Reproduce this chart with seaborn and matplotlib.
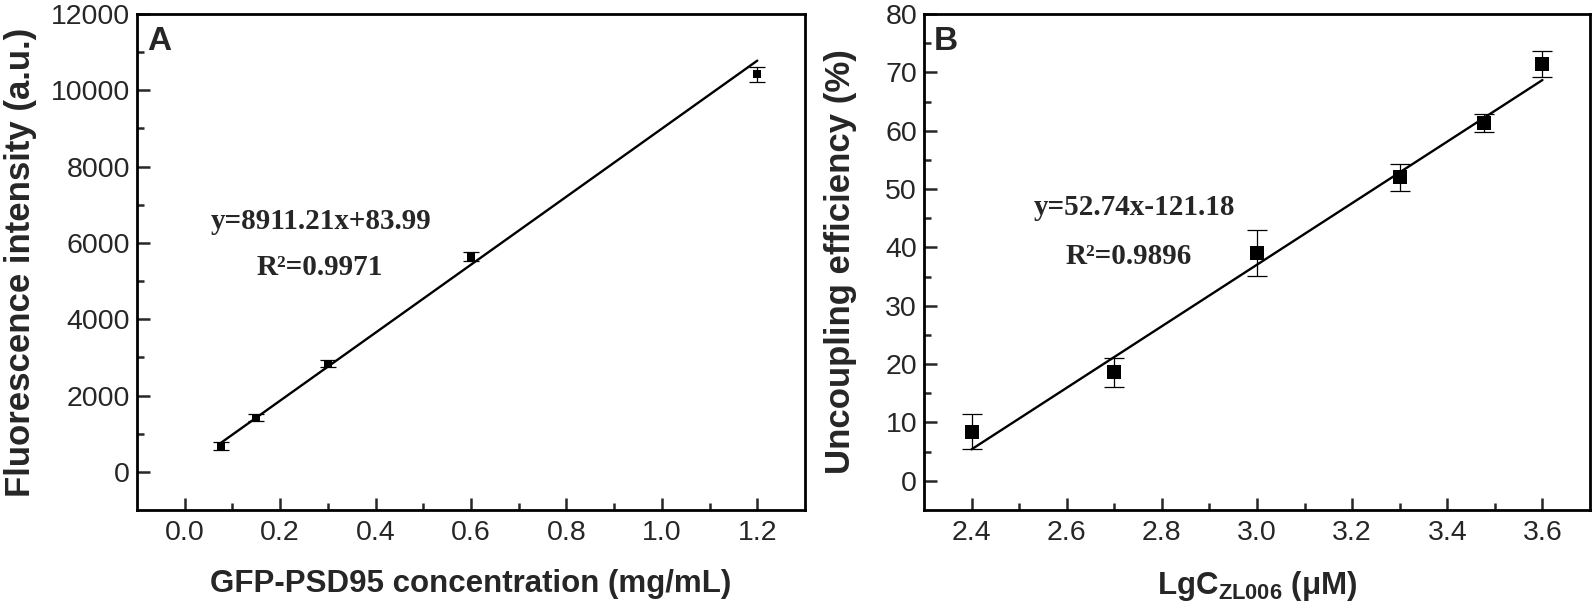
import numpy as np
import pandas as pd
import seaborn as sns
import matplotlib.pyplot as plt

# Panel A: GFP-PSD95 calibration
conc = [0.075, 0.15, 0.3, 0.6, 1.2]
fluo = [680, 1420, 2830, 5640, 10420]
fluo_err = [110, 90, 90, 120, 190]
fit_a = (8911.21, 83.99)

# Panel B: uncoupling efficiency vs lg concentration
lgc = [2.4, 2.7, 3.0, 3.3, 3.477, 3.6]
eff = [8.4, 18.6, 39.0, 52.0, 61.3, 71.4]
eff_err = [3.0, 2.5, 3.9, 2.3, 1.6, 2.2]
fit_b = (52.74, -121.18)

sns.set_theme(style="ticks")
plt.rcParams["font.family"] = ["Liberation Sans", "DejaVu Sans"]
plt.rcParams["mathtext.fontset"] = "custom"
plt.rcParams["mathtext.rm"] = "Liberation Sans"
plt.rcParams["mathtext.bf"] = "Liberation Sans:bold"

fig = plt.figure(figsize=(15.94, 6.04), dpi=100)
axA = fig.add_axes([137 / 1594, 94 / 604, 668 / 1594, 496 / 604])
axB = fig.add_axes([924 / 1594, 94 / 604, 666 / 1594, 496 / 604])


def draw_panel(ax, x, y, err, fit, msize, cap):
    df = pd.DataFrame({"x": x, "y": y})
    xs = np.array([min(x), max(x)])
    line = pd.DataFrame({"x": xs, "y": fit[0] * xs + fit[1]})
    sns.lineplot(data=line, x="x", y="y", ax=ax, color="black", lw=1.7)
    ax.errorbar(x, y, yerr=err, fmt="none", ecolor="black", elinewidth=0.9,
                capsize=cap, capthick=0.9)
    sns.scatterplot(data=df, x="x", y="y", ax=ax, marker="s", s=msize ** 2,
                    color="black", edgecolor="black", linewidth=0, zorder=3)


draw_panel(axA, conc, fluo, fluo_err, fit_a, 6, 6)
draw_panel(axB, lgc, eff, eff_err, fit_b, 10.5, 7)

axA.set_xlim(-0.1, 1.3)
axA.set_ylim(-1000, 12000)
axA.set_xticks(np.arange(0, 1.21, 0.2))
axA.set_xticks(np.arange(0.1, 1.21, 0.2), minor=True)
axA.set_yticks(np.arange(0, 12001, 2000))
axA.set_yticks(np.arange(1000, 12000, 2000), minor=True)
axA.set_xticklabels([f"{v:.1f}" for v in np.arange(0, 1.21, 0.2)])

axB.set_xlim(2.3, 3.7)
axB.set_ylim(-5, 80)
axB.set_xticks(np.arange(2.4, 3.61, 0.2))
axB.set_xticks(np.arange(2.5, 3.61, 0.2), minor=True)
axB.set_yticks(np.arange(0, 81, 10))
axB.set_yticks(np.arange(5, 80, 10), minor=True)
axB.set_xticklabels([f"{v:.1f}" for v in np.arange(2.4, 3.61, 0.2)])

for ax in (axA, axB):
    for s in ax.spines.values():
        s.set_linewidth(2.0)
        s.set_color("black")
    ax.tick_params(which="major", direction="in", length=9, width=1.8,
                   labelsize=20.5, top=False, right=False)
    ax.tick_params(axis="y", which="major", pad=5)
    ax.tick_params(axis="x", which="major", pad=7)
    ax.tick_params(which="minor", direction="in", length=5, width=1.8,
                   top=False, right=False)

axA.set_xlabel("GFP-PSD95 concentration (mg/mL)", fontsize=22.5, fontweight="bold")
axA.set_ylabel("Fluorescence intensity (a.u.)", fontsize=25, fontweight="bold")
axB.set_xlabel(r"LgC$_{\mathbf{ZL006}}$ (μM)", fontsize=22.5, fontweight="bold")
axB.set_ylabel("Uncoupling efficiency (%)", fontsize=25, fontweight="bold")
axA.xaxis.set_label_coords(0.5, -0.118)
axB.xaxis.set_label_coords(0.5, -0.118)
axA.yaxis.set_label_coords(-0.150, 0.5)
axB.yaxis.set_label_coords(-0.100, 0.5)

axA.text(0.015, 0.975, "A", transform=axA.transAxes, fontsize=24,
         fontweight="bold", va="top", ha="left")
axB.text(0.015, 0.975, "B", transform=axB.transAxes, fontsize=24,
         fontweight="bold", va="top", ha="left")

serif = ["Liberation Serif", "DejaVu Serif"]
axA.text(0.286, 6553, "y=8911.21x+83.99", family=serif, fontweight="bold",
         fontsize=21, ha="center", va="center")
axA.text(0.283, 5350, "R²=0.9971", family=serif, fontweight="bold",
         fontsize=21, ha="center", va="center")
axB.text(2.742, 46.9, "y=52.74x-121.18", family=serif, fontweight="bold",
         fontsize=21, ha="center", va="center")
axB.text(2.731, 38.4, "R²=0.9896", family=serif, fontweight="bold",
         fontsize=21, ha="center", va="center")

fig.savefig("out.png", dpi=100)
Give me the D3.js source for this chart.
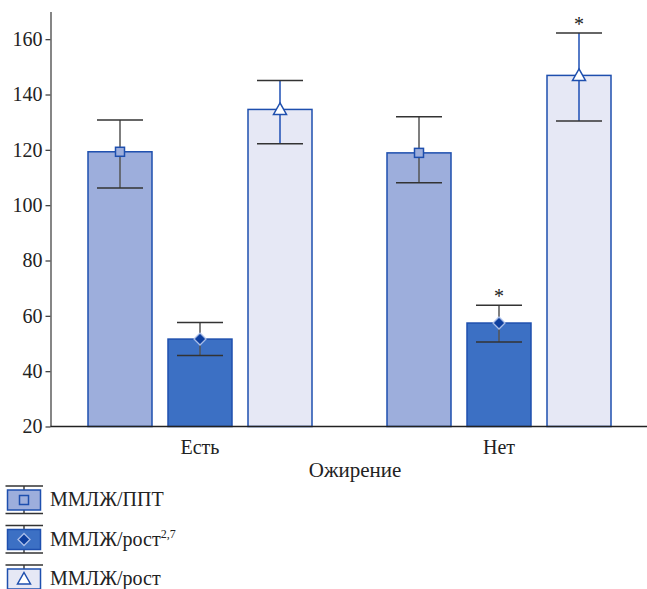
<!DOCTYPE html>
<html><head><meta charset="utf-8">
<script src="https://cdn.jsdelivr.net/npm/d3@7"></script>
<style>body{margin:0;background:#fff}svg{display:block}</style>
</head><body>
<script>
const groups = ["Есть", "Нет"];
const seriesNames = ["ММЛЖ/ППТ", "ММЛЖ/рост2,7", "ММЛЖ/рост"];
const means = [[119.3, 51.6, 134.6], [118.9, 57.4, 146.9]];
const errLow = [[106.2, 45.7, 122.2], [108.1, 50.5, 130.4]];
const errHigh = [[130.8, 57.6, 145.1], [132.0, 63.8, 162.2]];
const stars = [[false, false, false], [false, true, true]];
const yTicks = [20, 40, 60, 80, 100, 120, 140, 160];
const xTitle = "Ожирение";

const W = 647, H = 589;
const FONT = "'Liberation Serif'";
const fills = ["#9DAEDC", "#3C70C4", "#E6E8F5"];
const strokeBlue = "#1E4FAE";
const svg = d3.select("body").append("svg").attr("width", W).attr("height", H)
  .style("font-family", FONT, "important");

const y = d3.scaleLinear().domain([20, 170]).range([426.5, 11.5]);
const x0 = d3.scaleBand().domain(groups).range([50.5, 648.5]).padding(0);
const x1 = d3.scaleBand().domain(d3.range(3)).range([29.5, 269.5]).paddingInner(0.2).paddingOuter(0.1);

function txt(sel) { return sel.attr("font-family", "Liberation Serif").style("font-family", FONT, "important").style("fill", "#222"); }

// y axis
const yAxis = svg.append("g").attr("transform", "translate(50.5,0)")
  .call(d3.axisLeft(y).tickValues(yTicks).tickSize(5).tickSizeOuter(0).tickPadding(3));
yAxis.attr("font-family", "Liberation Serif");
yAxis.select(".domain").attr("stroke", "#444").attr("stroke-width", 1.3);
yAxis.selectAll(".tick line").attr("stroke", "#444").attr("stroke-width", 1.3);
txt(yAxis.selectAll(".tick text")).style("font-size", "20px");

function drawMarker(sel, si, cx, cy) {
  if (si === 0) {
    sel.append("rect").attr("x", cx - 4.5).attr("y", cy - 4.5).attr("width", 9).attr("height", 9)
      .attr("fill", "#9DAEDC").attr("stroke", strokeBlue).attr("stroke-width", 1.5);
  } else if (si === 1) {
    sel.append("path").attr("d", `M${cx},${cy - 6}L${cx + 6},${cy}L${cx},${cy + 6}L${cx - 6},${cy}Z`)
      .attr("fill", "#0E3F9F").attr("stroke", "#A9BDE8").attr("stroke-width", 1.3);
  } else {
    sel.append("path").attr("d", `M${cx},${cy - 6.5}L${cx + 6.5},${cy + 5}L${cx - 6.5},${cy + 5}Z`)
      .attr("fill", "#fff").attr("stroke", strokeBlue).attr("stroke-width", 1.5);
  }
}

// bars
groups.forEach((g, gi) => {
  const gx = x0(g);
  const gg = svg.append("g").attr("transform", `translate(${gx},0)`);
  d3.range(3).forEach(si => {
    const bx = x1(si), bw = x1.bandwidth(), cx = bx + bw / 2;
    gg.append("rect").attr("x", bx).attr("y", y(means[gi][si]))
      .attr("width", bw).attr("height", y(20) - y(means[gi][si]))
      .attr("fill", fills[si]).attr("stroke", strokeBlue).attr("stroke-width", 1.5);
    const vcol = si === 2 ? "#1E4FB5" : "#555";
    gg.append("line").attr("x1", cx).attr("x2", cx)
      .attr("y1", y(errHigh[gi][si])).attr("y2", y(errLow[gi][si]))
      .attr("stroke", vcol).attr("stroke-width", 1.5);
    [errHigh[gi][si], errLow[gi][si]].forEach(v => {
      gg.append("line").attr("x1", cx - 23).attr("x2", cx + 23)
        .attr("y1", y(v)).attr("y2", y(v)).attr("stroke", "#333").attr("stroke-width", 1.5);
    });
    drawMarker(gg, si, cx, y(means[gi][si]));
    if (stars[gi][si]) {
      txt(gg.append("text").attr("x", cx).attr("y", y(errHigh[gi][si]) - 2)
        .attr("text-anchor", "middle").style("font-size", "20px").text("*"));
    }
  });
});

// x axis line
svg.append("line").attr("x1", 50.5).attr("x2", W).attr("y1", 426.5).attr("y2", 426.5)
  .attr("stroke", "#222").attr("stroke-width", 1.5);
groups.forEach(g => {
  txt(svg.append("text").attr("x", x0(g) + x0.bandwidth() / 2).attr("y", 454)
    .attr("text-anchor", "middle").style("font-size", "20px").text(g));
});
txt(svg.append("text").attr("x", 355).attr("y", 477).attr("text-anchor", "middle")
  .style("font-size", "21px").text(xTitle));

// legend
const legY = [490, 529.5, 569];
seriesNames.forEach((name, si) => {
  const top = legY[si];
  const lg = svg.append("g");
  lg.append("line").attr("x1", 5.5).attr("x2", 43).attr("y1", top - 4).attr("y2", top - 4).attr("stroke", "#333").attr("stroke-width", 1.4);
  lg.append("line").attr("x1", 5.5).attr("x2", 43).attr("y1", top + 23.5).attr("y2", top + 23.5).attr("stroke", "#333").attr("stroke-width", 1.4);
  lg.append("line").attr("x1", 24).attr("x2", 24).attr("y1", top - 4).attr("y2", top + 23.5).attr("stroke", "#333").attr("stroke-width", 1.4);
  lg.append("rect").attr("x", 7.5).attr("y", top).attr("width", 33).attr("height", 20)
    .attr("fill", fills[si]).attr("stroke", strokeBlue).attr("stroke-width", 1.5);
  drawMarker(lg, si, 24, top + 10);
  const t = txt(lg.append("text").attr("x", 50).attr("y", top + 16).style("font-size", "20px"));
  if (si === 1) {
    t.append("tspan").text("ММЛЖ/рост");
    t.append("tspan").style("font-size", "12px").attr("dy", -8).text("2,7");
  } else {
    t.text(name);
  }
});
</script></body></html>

- - -

**What is needed:** Pictures excluded, repeat exactly the lines from the top of the material through the line with "fit_b = (52.74, -121.18)", including both of those lines.

**Written response:**
Reproduce this chart with seaborn and matplotlib.
import numpy as np
import pandas as pd
import seaborn as sns
import matplotlib.pyplot as plt

# Panel A: GFP-PSD95 calibration
conc = [0.075, 0.15, 0.3, 0.6, 1.2]
fluo = [680, 1420, 2830, 5640, 10420]
fluo_err = [110, 90, 90, 120, 190]
fit_a = (8911.21, 83.99)

# Panel B: uncoupling efficiency vs lg concentration
lgc = [2.4, 2.7, 3.0, 3.3, 3.477, 3.6]
eff = [8.4, 18.6, 39.0, 52.0, 61.3, 71.4]
eff_err = [3.0, 2.5, 3.9, 2.3, 1.6, 2.2]
fit_b = (52.74, -121.18)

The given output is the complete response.